**Records to use**
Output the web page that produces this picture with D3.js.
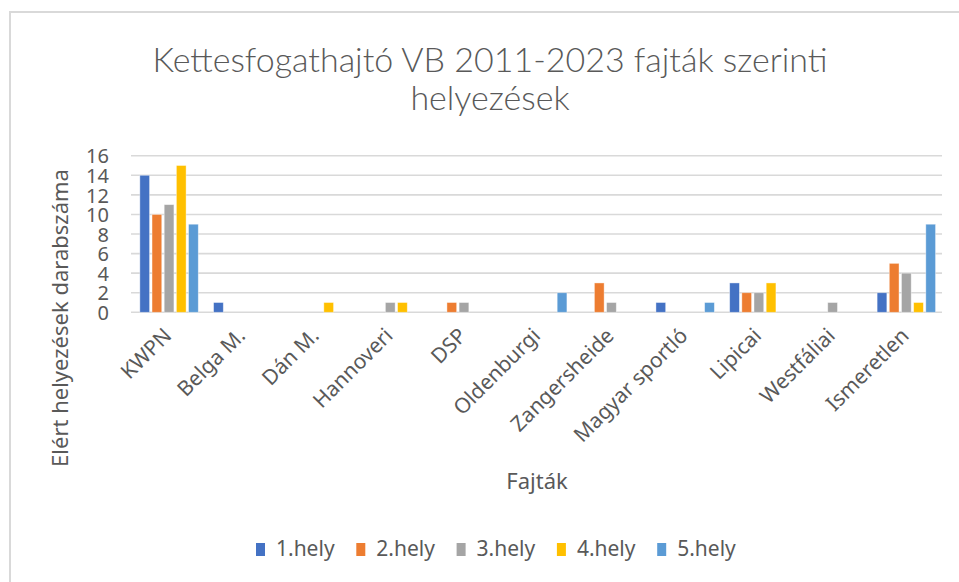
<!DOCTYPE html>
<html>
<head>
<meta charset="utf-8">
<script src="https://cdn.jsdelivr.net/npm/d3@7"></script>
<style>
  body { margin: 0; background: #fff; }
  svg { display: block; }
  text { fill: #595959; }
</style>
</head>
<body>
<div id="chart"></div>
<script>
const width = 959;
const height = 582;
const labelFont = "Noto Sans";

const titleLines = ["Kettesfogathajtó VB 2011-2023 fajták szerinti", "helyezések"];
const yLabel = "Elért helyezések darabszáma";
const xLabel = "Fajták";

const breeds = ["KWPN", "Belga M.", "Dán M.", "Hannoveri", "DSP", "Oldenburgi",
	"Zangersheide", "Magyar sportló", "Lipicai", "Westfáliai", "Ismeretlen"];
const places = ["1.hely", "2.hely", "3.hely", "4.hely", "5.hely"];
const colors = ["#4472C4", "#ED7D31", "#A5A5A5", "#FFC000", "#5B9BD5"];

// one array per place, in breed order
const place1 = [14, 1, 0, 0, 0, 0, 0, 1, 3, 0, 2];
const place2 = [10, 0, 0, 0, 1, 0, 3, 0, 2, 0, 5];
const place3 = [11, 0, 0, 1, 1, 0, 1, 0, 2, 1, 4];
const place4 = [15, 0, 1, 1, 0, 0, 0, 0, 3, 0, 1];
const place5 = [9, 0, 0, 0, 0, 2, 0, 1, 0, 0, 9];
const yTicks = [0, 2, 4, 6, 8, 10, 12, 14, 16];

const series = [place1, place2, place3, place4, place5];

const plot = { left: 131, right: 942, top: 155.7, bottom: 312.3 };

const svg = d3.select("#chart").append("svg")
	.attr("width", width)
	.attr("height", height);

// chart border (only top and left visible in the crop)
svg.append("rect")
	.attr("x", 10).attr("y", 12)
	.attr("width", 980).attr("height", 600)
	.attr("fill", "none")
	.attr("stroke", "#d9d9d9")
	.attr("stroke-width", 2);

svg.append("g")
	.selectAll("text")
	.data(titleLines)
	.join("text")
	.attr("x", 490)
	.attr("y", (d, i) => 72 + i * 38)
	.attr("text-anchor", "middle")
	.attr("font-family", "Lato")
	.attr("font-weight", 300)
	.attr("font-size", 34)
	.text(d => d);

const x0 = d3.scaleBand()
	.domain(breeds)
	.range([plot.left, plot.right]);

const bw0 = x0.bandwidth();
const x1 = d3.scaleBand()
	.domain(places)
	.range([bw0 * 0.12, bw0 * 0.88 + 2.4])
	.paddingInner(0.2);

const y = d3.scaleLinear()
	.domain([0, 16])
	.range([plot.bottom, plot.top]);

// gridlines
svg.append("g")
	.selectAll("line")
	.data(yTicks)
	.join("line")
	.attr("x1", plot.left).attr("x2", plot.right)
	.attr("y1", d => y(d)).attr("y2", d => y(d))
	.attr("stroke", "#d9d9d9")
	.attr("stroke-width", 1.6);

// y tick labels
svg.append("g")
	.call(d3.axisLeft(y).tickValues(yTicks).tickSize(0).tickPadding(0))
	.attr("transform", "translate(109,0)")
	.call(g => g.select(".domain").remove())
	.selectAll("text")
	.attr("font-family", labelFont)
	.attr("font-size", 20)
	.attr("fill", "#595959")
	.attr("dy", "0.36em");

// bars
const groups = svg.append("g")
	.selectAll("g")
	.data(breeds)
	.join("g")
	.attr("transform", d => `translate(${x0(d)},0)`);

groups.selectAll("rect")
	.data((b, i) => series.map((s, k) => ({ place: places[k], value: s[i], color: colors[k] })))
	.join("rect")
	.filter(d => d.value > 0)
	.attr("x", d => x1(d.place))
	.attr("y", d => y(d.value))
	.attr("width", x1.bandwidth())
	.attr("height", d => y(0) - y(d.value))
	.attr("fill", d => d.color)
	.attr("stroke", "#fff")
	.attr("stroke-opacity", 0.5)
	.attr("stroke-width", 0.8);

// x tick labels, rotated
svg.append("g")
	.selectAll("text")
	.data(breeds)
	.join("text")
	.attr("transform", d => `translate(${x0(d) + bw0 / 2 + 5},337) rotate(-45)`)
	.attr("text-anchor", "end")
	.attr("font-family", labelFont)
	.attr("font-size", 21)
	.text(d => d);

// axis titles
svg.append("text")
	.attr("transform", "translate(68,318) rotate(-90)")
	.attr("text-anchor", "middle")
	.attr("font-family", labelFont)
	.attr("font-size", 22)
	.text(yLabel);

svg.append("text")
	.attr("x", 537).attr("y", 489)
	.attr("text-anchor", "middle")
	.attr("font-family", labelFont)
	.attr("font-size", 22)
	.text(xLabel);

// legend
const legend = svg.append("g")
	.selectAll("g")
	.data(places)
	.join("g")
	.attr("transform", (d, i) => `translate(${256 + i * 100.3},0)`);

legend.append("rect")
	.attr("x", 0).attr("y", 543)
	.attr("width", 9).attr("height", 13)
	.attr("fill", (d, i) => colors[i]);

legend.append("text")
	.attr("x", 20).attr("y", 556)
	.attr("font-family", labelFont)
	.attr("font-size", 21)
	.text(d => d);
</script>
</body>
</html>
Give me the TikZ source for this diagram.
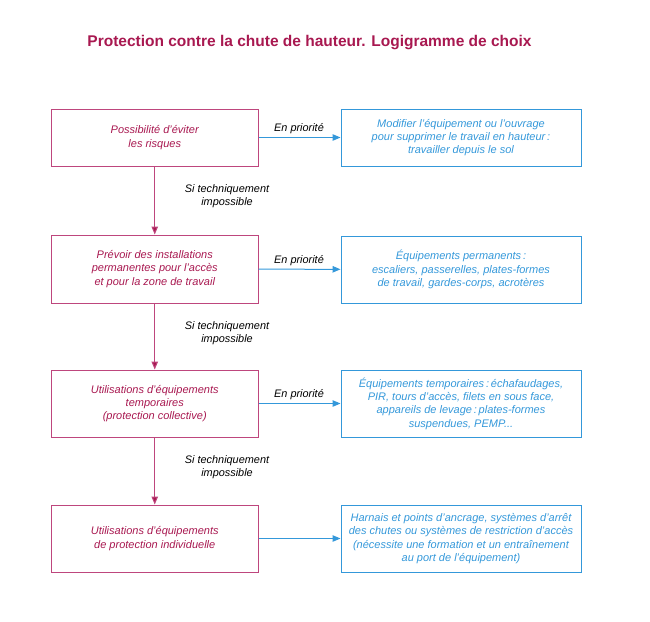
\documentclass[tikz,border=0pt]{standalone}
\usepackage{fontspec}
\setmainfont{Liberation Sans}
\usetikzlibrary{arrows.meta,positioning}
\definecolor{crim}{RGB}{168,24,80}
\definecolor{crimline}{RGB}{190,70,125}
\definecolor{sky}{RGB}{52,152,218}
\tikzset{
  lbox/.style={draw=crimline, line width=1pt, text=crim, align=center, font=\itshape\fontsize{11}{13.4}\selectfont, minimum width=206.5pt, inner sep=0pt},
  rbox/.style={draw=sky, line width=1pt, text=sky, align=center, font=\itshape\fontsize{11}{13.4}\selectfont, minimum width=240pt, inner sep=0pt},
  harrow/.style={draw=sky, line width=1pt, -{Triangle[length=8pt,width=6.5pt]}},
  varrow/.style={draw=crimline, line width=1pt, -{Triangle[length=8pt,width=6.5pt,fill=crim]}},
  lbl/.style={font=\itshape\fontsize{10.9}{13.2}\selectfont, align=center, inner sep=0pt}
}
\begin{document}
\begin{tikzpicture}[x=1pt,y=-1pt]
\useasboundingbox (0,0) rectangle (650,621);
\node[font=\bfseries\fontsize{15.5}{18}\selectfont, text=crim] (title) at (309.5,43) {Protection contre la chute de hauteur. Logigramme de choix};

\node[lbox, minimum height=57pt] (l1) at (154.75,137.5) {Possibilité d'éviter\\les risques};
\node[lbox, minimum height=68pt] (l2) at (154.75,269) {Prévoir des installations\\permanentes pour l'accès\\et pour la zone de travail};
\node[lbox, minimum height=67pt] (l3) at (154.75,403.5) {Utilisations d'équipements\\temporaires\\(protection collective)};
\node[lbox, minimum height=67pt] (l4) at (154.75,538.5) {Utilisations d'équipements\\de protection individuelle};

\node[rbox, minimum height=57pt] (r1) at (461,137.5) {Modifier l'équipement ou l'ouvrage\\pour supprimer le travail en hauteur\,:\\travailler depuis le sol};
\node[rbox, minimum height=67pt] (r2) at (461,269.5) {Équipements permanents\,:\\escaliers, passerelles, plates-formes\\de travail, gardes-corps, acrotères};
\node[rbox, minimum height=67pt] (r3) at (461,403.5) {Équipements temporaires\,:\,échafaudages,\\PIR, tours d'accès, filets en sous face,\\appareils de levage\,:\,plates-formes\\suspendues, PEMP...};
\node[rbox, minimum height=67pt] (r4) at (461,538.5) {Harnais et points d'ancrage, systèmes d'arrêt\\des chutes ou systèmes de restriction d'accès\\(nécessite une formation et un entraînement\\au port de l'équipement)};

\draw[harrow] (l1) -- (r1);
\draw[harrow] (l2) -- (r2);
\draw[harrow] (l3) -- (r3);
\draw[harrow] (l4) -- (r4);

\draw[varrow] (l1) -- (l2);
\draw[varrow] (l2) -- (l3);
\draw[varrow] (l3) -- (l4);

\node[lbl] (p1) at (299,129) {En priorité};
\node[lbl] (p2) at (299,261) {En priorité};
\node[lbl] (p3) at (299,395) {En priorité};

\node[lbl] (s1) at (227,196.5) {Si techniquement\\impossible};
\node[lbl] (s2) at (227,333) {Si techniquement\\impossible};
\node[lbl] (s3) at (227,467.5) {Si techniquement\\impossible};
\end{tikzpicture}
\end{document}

**Instructions to follow**
Pictures are not part of the copy. Write out only the lines from the one containing "Give me the TikZ source for this diagram." through the one containing "minimum height=67pt] (l4)", exactly as they stand, both included.

**Reply**
Give me the TikZ source for this diagram.
\documentclass[tikz,border=0pt]{standalone}
\usepackage{fontspec}
\setmainfont{Liberation Sans}
\usetikzlibrary{arrows.meta,positioning}
\definecolor{crim}{RGB}{168,24,80}
\definecolor{crimline}{RGB}{190,70,125}
\definecolor{sky}{RGB}{52,152,218}
\tikzset{
  lbox/.style={draw=crimline, line width=1pt, text=crim, align=center, font=\itshape\fontsize{11}{13.4}\selectfont, minimum width=206.5pt, inner sep=0pt},
  rbox/.style={draw=sky, line width=1pt, text=sky, align=center, font=\itshape\fontsize{11}{13.4}\selectfont, minimum width=240pt, inner sep=0pt},
  harrow/.style={draw=sky, line width=1pt, -{Triangle[length=8pt,width=6.5pt]}},
  varrow/.style={draw=crimline, line width=1pt, -{Triangle[length=8pt,width=6.5pt,fill=crim]}},
  lbl/.style={font=\itshape\fontsize{10.9}{13.2}\selectfont, align=center, inner sep=0pt}
}
\begin{document}
\begin{tikzpicture}[x=1pt,y=-1pt]
\useasboundingbox (0,0) rectangle (650,621);
\node[font=\bfseries\fontsize{15.5}{18}\selectfont, text=crim] (title) at (309.5,43) {Protection contre la chute de hauteur. Logigramme de choix};

\node[lbox, minimum height=57pt] (l1) at (154.75,137.5) {Possibilité d'éviter\\les risques};
\node[lbox, minimum height=68pt] (l2) at (154.75,269) {Prévoir des installations\\permanentes pour l'accès\\et pour la zone de travail};
\node[lbox, minimum height=67pt] (l3) at (154.75,403.5) {Utilisations d'équipements\\temporaires\\(protection collective)};
\node[lbox, minimum height=67pt] (l4) at (154.75,538.5) {Utilisations d'équipements\\de protection individuelle};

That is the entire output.